You can find out what arguments a function takes by using the code
completion and it’s help snippet, or by searching for the function in
the Rstudio Help tab.
When you’re inside the brackets of a function you can get the list of
available arguments and auto-complete them.
Examining functions
One of the niftiest things about R is being able to see the code for a
function. You can examine how many functions work by just typing their
name without any parentheses.
Sys.Date
## function ()
## as.Date(as.POSIXlt(Sys.time()))
## <bytecode: 0x10df91748>
## <environment: namespace:base>
The first line(s) show how the arguments are specified. Subsequent lines
show the code and the final lines starting with <
can be mostly
ignored.
Function input patterns
Functions tend to conform to certain patterns of inputs.
No inputs
Some functions don’t require the user to provide info and so they don’t
have any arguments. Sys.Date()
and similar functions do not need user
input because the functions provide information about the system.
Looking at the function definition above, we can see that there are no
arguments specified in the first line.
Single inputs
Other functions only have a single allowed input. length()
returns the
length of an object so it only allows you to provide it with an object.
length
## function (x) .Primitive("length")
We can see in this definition that the function takes the argument x
.
Many inputs
Some functions have multiple inputs, although not all of them are
necessarily mandatory. head()
and tail()
have been used so far
with only a single input but they take an optional argument as to how
many elements should be returned.
head(letters)
## [1] "a" "b" "c" "d" "e" "f"
head(letters, 2)
## [1] "a" "b"
The rnorm()
function allows us to generate a vector of values from a
normal distribution. We can tell it how many values we need (n
), and
we can optionally provide the mean (mean
) and standard deviation
(sd
) to describe the Normal curve that values should be selected from.
rnorm
## function (n, mean = 0, sd = 1)
## .Call(C_rnorm, n, mean, sd)
## <bytecode: 0x10ded12a8>
## <environment: namespace:stats>
Looking at how rnorm
is specified we can see that we’re expected to
provide n
, but mean
and sd
are given values of 0 and 1
respectively by default.
rnorm(n=5)
## [1] -1.4818734 -1.0309718 1.4056332 0.4328255 -0.6992250
rnorm(n = 5, mean = 10, sd = 2)
## [1] 6.759442 8.453144 8.035506 12.549855 11.781241
Unlimited inputs
Other functions can take an unlimited amount of input values. Functions
like sum()
will sum the values from a number of objects.
sum
## function (..., na.rm = FALSE) .Primitive("sum")
The ellipsis (...
) is used to denote when the user can provide any
number of values.
sum(1:3, 1:9, pi)
## [1] 54.14159
Naming arguments
Every input provided to a function is associated with an argument.

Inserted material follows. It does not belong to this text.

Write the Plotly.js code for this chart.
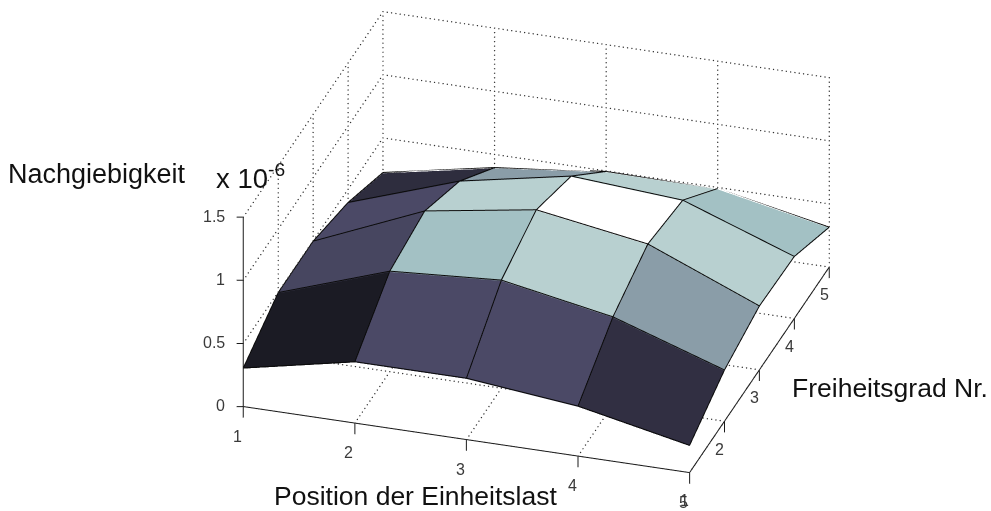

Each argument must have a name. Even functions that allow unlimited
inputs assign these inputs to a name. Behind the scenes, they get put
into a list object and the list gets called ...
(or ellipsis).
There are some typical names for arguments that take your data object.
These include:
x
data
.data
df
You don’t usually have to provide the argument names, just put things in
the relevant places in the function. Sometimes though, you will need
to use argument names.
Here are my rules of thumb for knowing when you need to name names:
- You’re using the arguments in an order that is different from the
function author’s intended order (you might be skipping some
arguments as the default values are fine or you might just prefer a
different order) - The arguments you want to specify show up after the
...
in a
function’s argument list - You want to give a specific name to a value in a
...
argument
We can provide names for clarity or so we can use arguments out of order
if we prefer to.
rnorm(n = 5, mean = 10, sd = 2)
## [1] 10.775754 10.104590 7.055771 14.544010 9.135413
rnorm(mean = 10, sd = 2, n = 5)
## [1] 9.625624 8.345576 8.794756 8.914196 10.417960
A common behaviour change that you’ll need to work with is how missing
(NA
) values get handled. Functions that allow you change this
behaviour, usually have an argument called things like na.rm
,
na.omit
, and na.action
.
sum(1:5, NA)
## [1] NA
sum(1:5, NA, na.rm = TRUE)
## [1] 15
In the sum()
example, I used the na.rm
argument’s name. This is
because otherwise the TRUE
would be considered part of the values
being passed for summing. Without the name, the value gets considered as
part of the ...
.
sum(1:5, NA, TRUE)
## [1] NA
A function will sometimes have ...
at the end of it’s list of
arguments when it utilises other functions and those have optional /
default values.
For instance the predict()
function allows us to take a model we’ve
built and apply it to some new data.
It works for many different types of model and these different models
expect different types of inputs. Some models expect data.frames, others
expect time series data, etc.
There’s lots of potential variations, the only thing that is mandatory
is the model object.
predict
## function (object, ...)
## UseMethod("predict")
## <bytecode: 0x103e21638>
## <environment: namespace:stats>
The predict()
function then determines what type of model object
you’ve provided it and passes the model, and any other values you
provided, to the relevant function, returning back the results.
linearMod<-lm(Sepal.Length~., data=iris)
predict(linearMod, iris[1,])
## 1
## 5.004788
And so very quickly before I summarise all that for you, just a note to
say that that’s the very basics of R covered, but look out soon for a
couple of posts on making R work for you – R projects (A very good
habit) and a Github 101 coming up!
Summary
R uses functions as the means of performing operations.
Functions can take 0 or more arguments. All arguments may be mandatory,
but some can be optional or even undefined.
You can use argument names to provide arguments in different orders to
that defined by the function author or to provide them in the case where
an ellipsis (...
) is used in a function.
R packages bundle functionality and/or data.
You can install packages from the central public repository (CRAN) via
install.packages()
or install them from GitHub with the package
devtools
. R packages contain documentation that helps you understand
how functions work and how the package overall works.
When you want to make use of functionality from a package you can either
load all of a package’s functionality by using the library()
function
or refer to a specific function by prefixing the function with the
package name and two colons (::
) e.g. utils::help("mean")
.
There are many packages out there for different activities and
domain-specific types of analysis. Use online search facilities like
rdrr.io or CRAN task
views to find ones specific to
your requirements.
As usual, all the code from this installments video is included below in
one fell swoop.
Video code
install.packages("tidyverse")
library("tidyverse")
help(package="dplyr")
and then
?bind_rows
one <- mtcars[1:4, ]
two <- mtcars[11:14, ]
# You can supply data frames as arguments:
bind_rows(one, two) -> THREE
Sys.Date
length
length(THREE)
head
head(THREE, 5)
rnorm
rnorm(n=10)
rnorm(n=5, mean = 2, sd = 7)
#Have a read of the blog post here to find out why we sometimes use the argument names inside the brackets!
sum
sum(1:9, 7, pi)
predict
linearMod<-lm(Sepal.Length~., data=iris)
# logisticMod<-glm(Species~., data=iris, family=binomial)
predict(linearMod, iris[1,])
Happy coding 🙂 Ellen!